# Snows in Maine!



## TheSwamper (Apr 25, 2004)

Saw these guys Friday. There was about a dozen of em'!

Not something you see everyday in those parts. 8)


----------



## hunter121390 (Nov 7, 2006)

cool pics


----------



## Drake Jake (Sep 25, 2007)

awesome pics!


----------



## Bustin Lips (Mar 16, 2008)

sweet!


----------



## AV (May 24, 2007)

Great pics..... i take it theres no snow goose season in maine


----------



## northerngoosehunter (Mar 22, 2006)

looks like the juvies are all in maine


----------



## Leo Porcello (Jul 10, 2003)

northerngoosehunter said:


> looks like the juvies are all in maine


haha :beer:

There is a 2 to 1 ratio of juvies to adults. I thought there was a bad hatch this year?? :wink: :lol:


----------



## Large munsterlander1 (Feb 11, 2008)

Amazing pics!


----------



## R y a n (Apr 4, 2005)

TheSwamper said:


> Saw these guys Friday. There was about a dozen of em'!
> 
> Not something you see everyday in those parts. 8)
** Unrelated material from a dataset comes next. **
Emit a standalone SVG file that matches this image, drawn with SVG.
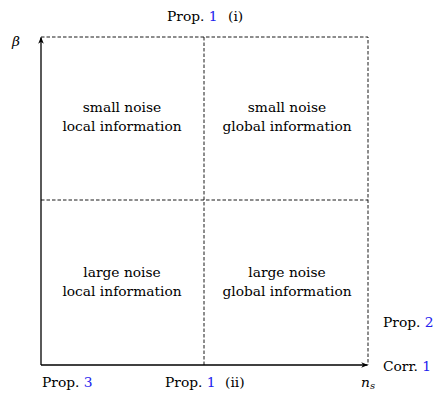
<svg xmlns="http://www.w3.org/2000/svg" width="434" height="393" viewBox="0 0 434 393">
<style>
text{font-family:"DejaVu Serif","Liberation Serif",serif;font-size:13.8px;fill:#000}
.c{text-anchor:middle}
.b{fill:#2222ee}
.d{fill:none;stroke:#000;stroke-width:0.9;stroke-dasharray:3.5 2}
.ax{fill:none;stroke:#000;stroke-width:1.3}
</style>
<defs>
<marker id="ah" viewBox="0 0 10 8" refX="9" refY="4" markerWidth="7" markerHeight="6" markerUnits="userSpaceOnUse" orient="auto">
<path d="M0,0 L10,4 L0,8 L3,4 Z" fill="#000"/>
</marker>
</defs>
<rect width="434" height="393" fill="#fff"/>
<g id="connectors">
<path class="d" d="M41,37 H368 V365"/>
<path class="d" d="M204,37 V365"/>
<path class="d" d="M41,200 H368"/>
<path class="ax" d="M41,365 V37.5" marker-end="url(#ah)"/>
<path class="ax" d="M41,365 H367.5" marker-end="url(#ah)"/>
</g>
<g id="q-small-local"><text class="c" x="122" y="112">small noise</text><text class="c" x="122" y="131">local information</text></g>
<g id="q-small-global"><text class="c" x="287" y="112">small noise</text><text class="c" x="287" y="131">global information</text></g>
<g id="q-large-local"><text class="c" x="122" y="277">large noise</text><text class="c" x="122" y="296">local information</text></g>
<g id="q-large-global"><text class="c" x="287" y="277">large noise</text><text class="c" x="287" y="296">global information</text></g>
<g id="labels">
<text x="12" y="46" font-style="italic" font-size="16px">β</text>
<text x="167" y="21">Prop. <tspan class="b">1</tspan><tspan x="228">(i)</tspan></text>
<text x="383" y="327">Prop. <tspan class="b">2</tspan></text>
<text x="383" y="371">Corr. <tspan class="b">1</tspan></text>
<text x="42" y="387">Prop. <tspan class="b">3</tspan></text>
<text x="165" y="387">Prop. <tspan class="b">1</tspan><tspan x="225">(ii)</tspan></text>
<text x="361" y="387" font-style="italic" font-size="15px">n<tspan font-size="10px" dy="2">s</tspan></text>
</g>
</svg>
Sweet photos! Thanks for sharing them.


----------



## harvester (Jan 23, 2008)

Very nice!!


----------



## Drake916 (Dec 5, 2005)

The Snow Geese in Main are the Greater Snow Goose. They nest in a different area of Canada and are fairly rare. We have the Lesser Snow Goose ove here. Nice Pictures, thanks for sharing them.


----------



## headshot (Oct 26, 2006)

If you call half a million rare?


----------



## crewhunting (Mar 29, 2007)

nice pictures


----------



## collarcatcher (Jan 26, 2006)

Hey Headshot, not trying to be a wise-guy, but the estimate for spring 2007 for greaters was 1,019,000 (plus or minus 75,000) said to be holding pretty steady since 1999. Sounds like some of you guys put a little dent in those mid-continent numbers so far this season! :beer:


----------



## goosegrinder (Mar 4, 2005)

Greater snows are not rare. Maybe if they fly thru the central flyway but not in their normal areas.

Alex


----------